› Por Sandra Russo
La primera vez que escuché que las mudanzas están entre los primeros motivos de estrés, me sentí secretamente reivindicada. Hacemos eso con las estadísticas. A veces las usamos como calmantes. Me mudé tantas veces que debería haberle agarrado el gusto, pero cada una de ellas fue un estruendo en mi vida, una literal movida de estanterías.
Pasan ahora en la televisión una propaganda de pintura que muestra a gente llegando a sus nuevas casas, pintadas todavía con el blanco y negro de los viejos dueños o inquilinos. Hay algo de desazón en esas primeras miradas después de poner la firma, quizá la misma mirada que podría captar algún buen director en los ojos de alguien recién casado. Algo captado con el rabillo del ojo, como diría Carver. Una mirada de susto, de “decime que hice bien” a sí mismo, después de un fuerte compromiso.
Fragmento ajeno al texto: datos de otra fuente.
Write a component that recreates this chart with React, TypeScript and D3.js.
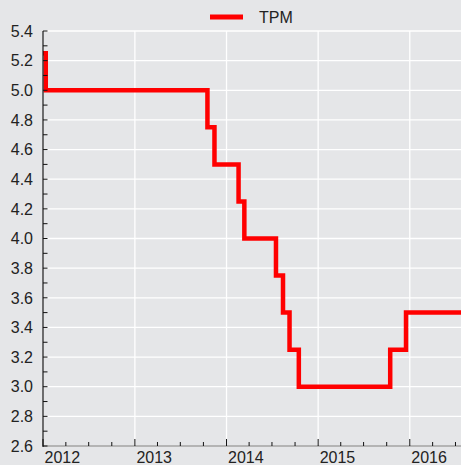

A las nuevas casas y a las nuevas relaciones queremos siempre llevar lo mejor que tenemos, y aprovecharlas para deshacernos de los lastres. Una y otra cosa son instancias propicias para una buena limpieza general de uno mismo, y eso es lo que tienen las nuevas casas y las nuevas relaciones: son lugares físicos y mentales para intentar expandirnos y ser mejores o estar más cómodos en nuestras pieles y nuestras almas. Al menos ésa es la ilusión, ése es el motor que hace que la gente se mude o se enamore. Ampliar el menú de registros de uno mismo.
Son curiosas las cosas en las que nos fijamos cuando buscamos casa o pareja. A veces somos conscientes de lo que buscamos y otras no. A veces detectamos esos inciertos intereses propios en cuestiones tan sutiles como indescifrables. Una mujer me contaba esta semana que lleva cuatro años buscando casa y que tiene inclinación por visitar las que tienen pisos de roble de Eslavonia, pero no porque le gusten especialmente esos pisos: lo que la atrae desde niña es el ruido que hacen los zapatos de goma sobre ellos. Es un tipo de búsqueda tan vaga como específica, o precisamente vaga por exceso de especificidad. ¿Existirá esa casa que busca o será apenas un entretejido de percepciones y anhelos convertidos en el material de un clasificado? ¿Y si lo mismo nos pasa con el amor? ¿Y qué nos pasa con el amor político? ¿Qué búsquedas y qué hallazgos se ponen en juego cuando miles o millones aman lo mismo al mismo tiempo?
En su ensayo Flirtear, el psicoanalista británico Adam Phillips tomó una cita de Freud sobre las diferencias entre el amor europeo y el norteamericano de principios del siglo pasado, más precisamente el de entreguerras. Había en esa cita una caracterización del “flirteo” norteamericano como un tipo de relación cosmética, light, ahora diríamos “histérica”, y otra, más exaltada, del romance europeo, cuyo núcleo residía en un gran impulso que permitiera a los amantes tomar “grandes decisiones” y afrontar cualquier “grave consecuencia”. Decía Phillips que la cita incluía una cuestión moral, un visto bueno de Freud al amor europeo, aunque quizá, hablando del amor, Freud estuviera hablando también de dos visiones, dos estilos, dos maneras distintas de estar en el mundo.
Esas diferencias pueden sintetizarse drásticamente en las que existen hoy, por ejemplo, entre el canal Sony y Europa Europa. En uno sigue habiendo todavía mucho flirteo –entre los personajes, pero también con la cámara, con los guiones, con los registros dramáticos, con los temas que abordan las sitcoms– y en el otro se dejan ver historias y modos de contarlas que dejan abierta la puerta de un universo donde hay muchas personas que toman grandes decisiones y se exponen a graves consecuencias.
Terminamos hablando del cambio de paradigma, algo tan inabarcable y en tan incesante ebullición nacional, regional y mundial que no se agota y presenta cada día nuevas instancias y eslabones. Un paradigma también es algo de lo que uno se muda. Cuando hay un cambio como el que atravesamos, tiembla la estantería. Quién sabe qué lado del amor sobrevendrá con tantos cambios sociales y políticos. Del odio sabemos más, porque el odio transcurre en una parte opaca de lo humano, pero sus consecuencias son visibles y concretas. El ciclo neoliberal que termina se ha caracterizado uniformemente, en dictaduras y democracias, por la impiedad.
Del amor, personal y colectivo, empiezan a dar cuenta los jóvenes del mundo, porque hace muchas décadas que una generación no experimentaba tan profundamente emociones tan íntimas como la hermandad, la solidaridad y la indignación. De ese tipo de amor todavía no sabemos mucho, pero podemos apostar que ahí estará el motor.